Let $(f,g,h,U)$ be an example. By continuity, $f|_{\overline U}=g|_{\overline U}$. Therefore, $(f,h,g,{\overline U}^\complement)$ is also an example.
Then $(f,g,h,U,{\overline U}^\complement)$ is a superexample (where $\overline U\cap \overline{{\overline U}^\complement}\ne\emptyset$ follows  because $\Bbb R$ is connected, i.e., the only clopen subsets of $\Bbb R$ are $\emptyset$ and $\Bbb R$).
If $(f,g,h,U,V)$ is a superexample, then so is $(f',g',h',U,V)$. 

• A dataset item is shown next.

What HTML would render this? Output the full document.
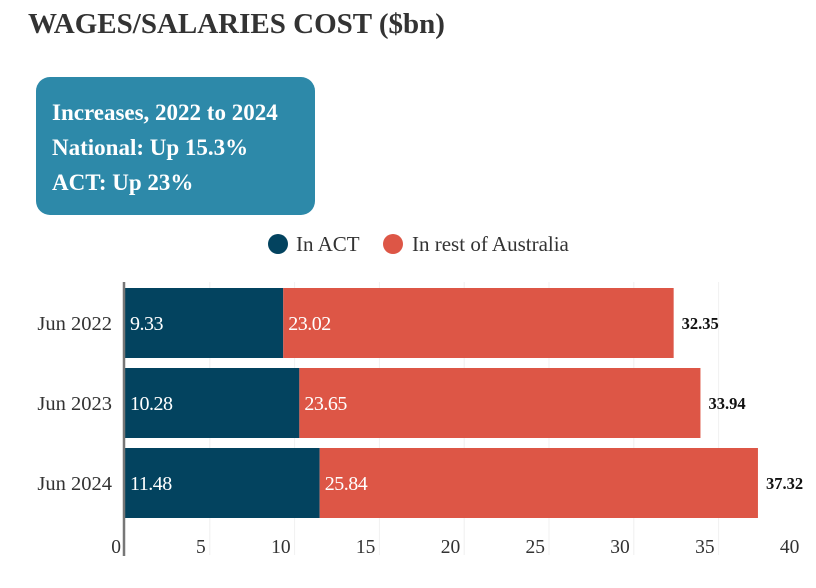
<!DOCTYPE html>
<html><head><meta charset="utf-8"><style>
body{margin:0;background:#fff;width:816px;height:588px;overflow:hidden;font-family:"Liberation Serif",serif}
#title{position:absolute;left:28px;top:8px;font-size:29px;font-weight:bold;color:#333;letter-spacing:0px}
#box{position:absolute;left:36px;top:77px;width:279px;height:138px;background:#2d89a9;border-radius:14px;color:#fff;font-weight:bold;font-size:23px;box-sizing:border-box;padding:18px 0 0 16px;line-height:35px;white-space:nowrap}
svg{position:absolute;left:0;top:0}
</style></head><body>
<div id="title">WAGES/SALARIES COST ($bn)</div>
<div id="box">Increases, 2022 to 2024<br>National: Up 15.3%<br>ACT: Up 23%</div>
<svg id="c" width="816" height="588"></svg>
<script>
const categories=["Jun 2022","Jun 2023","Jun 2024"];
const actValues=[9.33,10.28,11.48];
const restValues=[23.02,23.65,25.84];
const totals=[32.35,33.94,37.32];
const ticks=[0,5,10,15,20,25,30,35,40];
const svg=document.getElementById('c');
const NS="http://www.w3.org/2000/svg";
const x0=125,k=16.96;
const xs=v=>x0+v*k;
const ys=i=>288+i*80;
const bh=70;
function mk(t,a,txt){const e=document.createElementNS(NS,t);for(const p in a)e.setAttribute(p,a[p]);if(txt!==undefined)e.textContent=txt;svg.appendChild(e);return e;}
let e=mk('circle',{cx:278,cy:244,r:10,fill:'#03435f'});

e=mk('text',{x:296,y:251,'font-size':21,fill:'#333'},'In ACT');

e=mk('circle',{cx:393,cy:244,r:10,fill:'#dd5646'});

e=mk('text',{x:412,y:251,'font-size':21,fill:'#333'},'In rest of Australia');

ticks.forEach(t=>{
  if(t>0&&t<40){e=mk('line',{x1:xs(t),x2:xs(t),y1:282,y2:555,stroke:'#f0f0f0','stroke-width':1});
  }
  e=mk('text',{x:xs(t)-4,y:553,'text-anchor':'end','font-size':19.5,fill:'#333'},String(t));
  
});
categories.forEach((c,i)=>{
  const y=ys(i);
  e=mk('text',{x:112,y:y+bh/2+7,'text-anchor':'end','font-size':20.5,fill:'#333'},c);
  
  e=mk('rect',{x:xs(0),y:y,width:xs(actValues[i])-xs(0),height:bh,fill:'#03435f'});
  
  e=mk('rect',{x:xs(actValues[i]),y:y,width:xs(actValues[i]+restValues[i])-xs(actValues[i]),height:bh,fill:'#dd5646'});
  
  e=mk('text',{x:xs(0)+5,y:y+bh/2+7,'font-size':20,fill:'#fff','letter-spacing':'-0.5'},actValues[i].toFixed(2));
  
  e=mk('text',{x:xs(actValues[i])+5,y:y+bh/2+7,'font-size':20,fill:'#fff','letter-spacing':'-0.5'},restValues[i].toFixed(2));
  
  e=mk('text',{x:xs(actValues[i]+restValues[i])+8,y:y+bh/2+6,'font-size':16.5,'font-weight':'bold',fill:'#111'},totals[i].toFixed(2));
  
});
e=mk('line',{x1:124,x2:124,y1:282,y2:556,stroke:'#777','stroke-width':2.5});

</script>
</body></html>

If $(f,g,h,U,V)$ is a superexample, then for any fixed $a\in\overline U\cap \overline V$, we have $f(a)=g(a)=h(a)$ by continuity. By the preceding paragraph, also $f^{(n)}(a)=g^{(n)}(a)=h^{(n)}(a)$ for all $n$. As $g,h$ are analytic, this implies $g=h$. Then $f=g$ on the dense set $U\cup V$, and by continuity $f=g$, so $f$ is analytic.